Vengono dagli Stati Uniti, dall’Uganda, da altri paesi del mondo e a Città del Capo trovano ciò che cercano: l’ispirazione. Nel giro dei musicisti si fanno chiamare con nomi inventati, nomi d’arte, che li identificano spesso anche con il genere che suonano.
Mugiha viene dall’Uganda e ha 30 anni, anche se è conosciuto in diversi paesi africani con il nome di N.1 Suspect, perché, dice “Sono il sospettato numero uno per aver ucciso la musica. O almeno ci provo a essere il numero uno”.
È questo il sogno di molti artisti della musica indipendente del grande continente africano, che cantino, suonino, si muovano su note reggae, afro o commerciali. Tutti voglio diventare famosi nel mondo.
Mugiha quando è morto Nelson Mandela ha inviato sul web, grazie ai social e a youtube, una delle sue canzoni più famose da queste parti. Si intitola “Xenofobia” e mescola all’inglese alcuni idiomi africani e sudafricani, come lo swaili e lo xhosa. Tutte le lingue, assieme alla musica, dicono una sola cosa: stop alla xenofobia e al razzismo, sì al mondo multiculturale. Il loro, quello nel quale vivono, in Sudafrica, è un mondo multiculturale, grazie anche al sogno di Mandela.
Mugiha è tutsi, suo padre e sua madre sono scampati al genocidio in Ruanda di vent’anni fa. E’ cresciuto in Uganda, ma presto si è trasferito in Sudafrica. “Nel Sudafrica di oggi”, mi spiega, “quello di Tata Madiba. Sì, anche per me Mandela è un padre, lo scrivo nelle mie canzoni. E’ il padre di tutta l’Africa, di tutto il mondo. L’unico che ci abbia insegnato il perdono”. Mugiha nel genocidio in Ruanda ha perso 37 parenti, fra cui alcuni cugini, che all’epoca, nel 1994, erano bambini come lui. “Dimenticare è impossibile”, prosegue. “Mandela non ha insegnato questo. Lui ha studiato la lingua dei suoi nemici, dei bianchi razzisti che l’hanno costretto a stare in carcere per 27 anni. Tramite la loro lingua poteva penetrare il loro pensiero, capire la loro mente malata di persone che violentavano, uccidevano, discriminavano in nome della loro presunta supremazia… lo vedi, io sono nero. Sono diverso da te. In Ruanda erano tutti neri come me. Si sono ammazzati lo stesso… no, non si può dimenticare, ma, anche grazie alla musica, si può perdonare”.

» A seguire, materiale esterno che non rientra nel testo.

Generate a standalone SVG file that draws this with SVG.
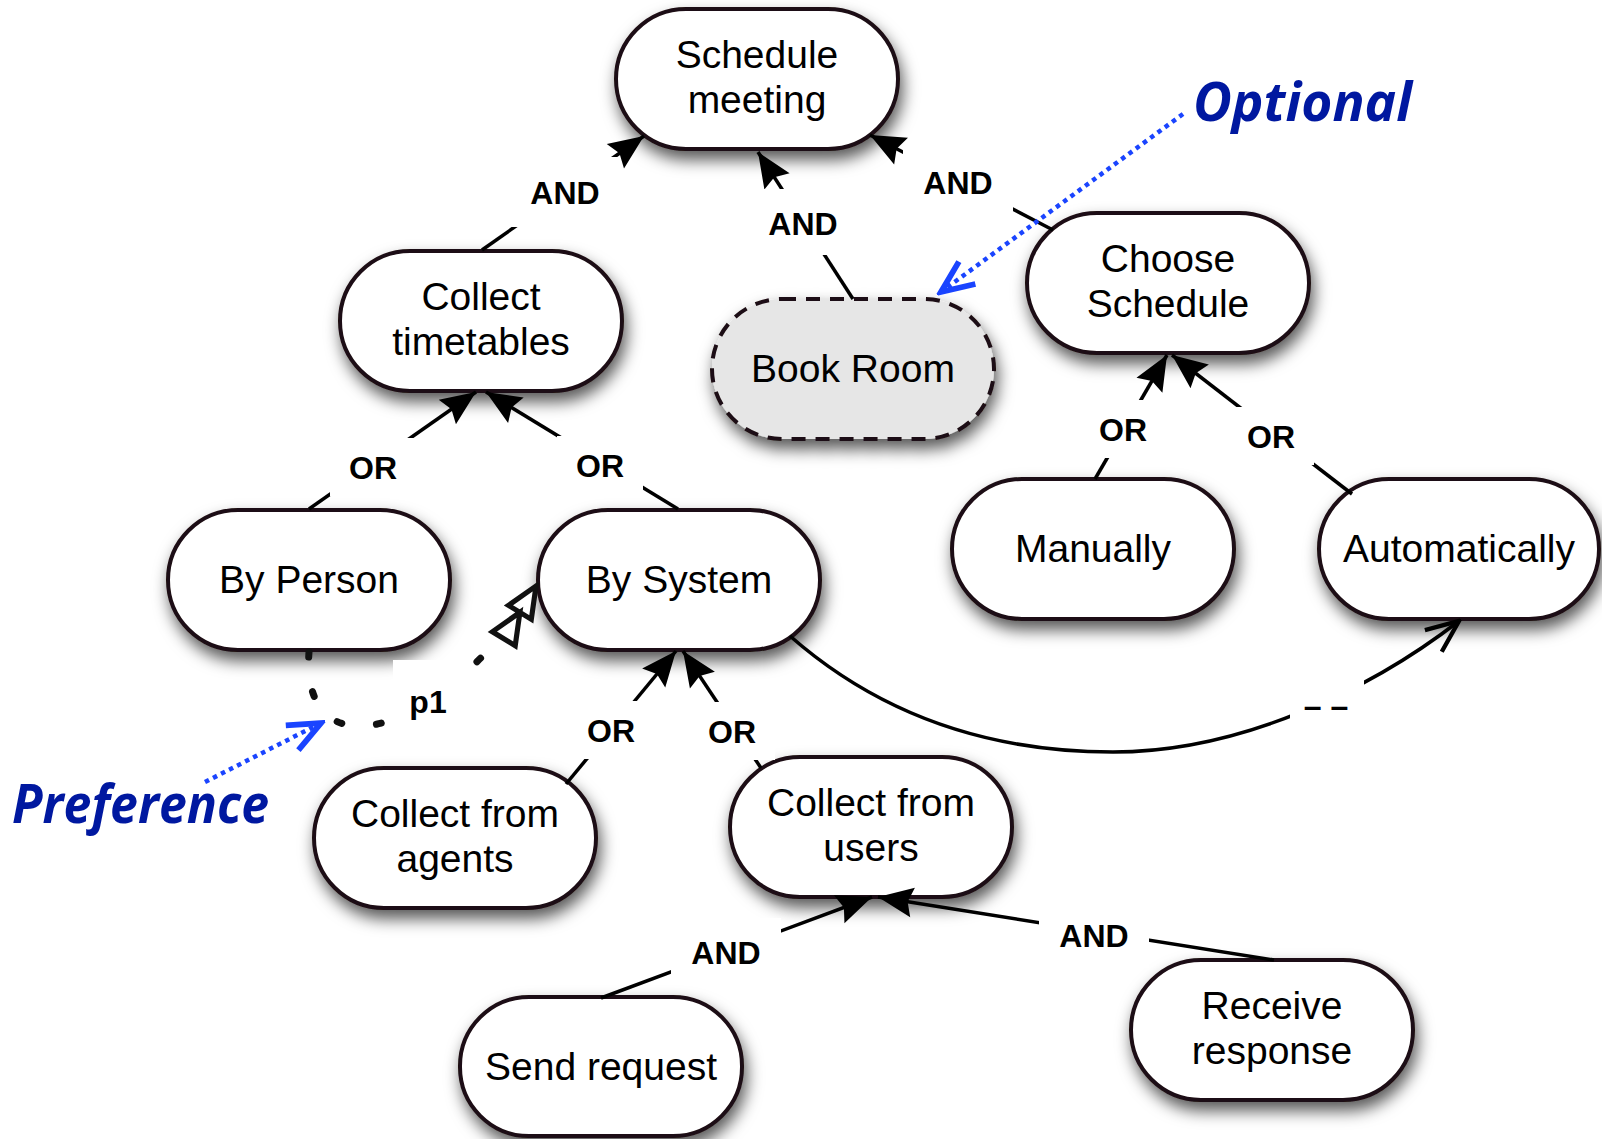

Come Mugiha si incontrano nella capitale africana più europea di tutte, Città del Capo, musicisti originali e capaci. E’ il caso del percussionista dei “Real Life”, Shoun: “In Sudafrica c’è opportunità di fare arte liberamente e di incontrare gli altri”. Ovviamente Shoun come Mugiha sogna di diventare famoso a livello internazionale.
È questo anche il sogno di BranNNue Life, musicista americano indipendente, originario di Birmingham, in Alabama. Il primo singolo “Headboards” unisce alla seduzione della musica, il tema della responsabilità civile. E’ a Città del Capo per fare una sola cosa “Cantare rap e fare arte. Il Sudafrica è la nuova Woodstock, dove il canto è libero, grazie all’insegnamento di Mandela. Credi che l’Alabama nella quale sono cresciuto fosse tanto diversa dal Sudafrica? Anche lì i bianchi americani si credevano superiori a…”. BranNNUe, una laurea in marketing e una in informatica, sta per dire neri, poi si ferma, mi guarda e riprende “… superiori a tutti gli altri. Qui in Sudafrica trovo l’ispirazione per le mie canzoni. Per il mio canto libero. Libero grazie a Mandela”.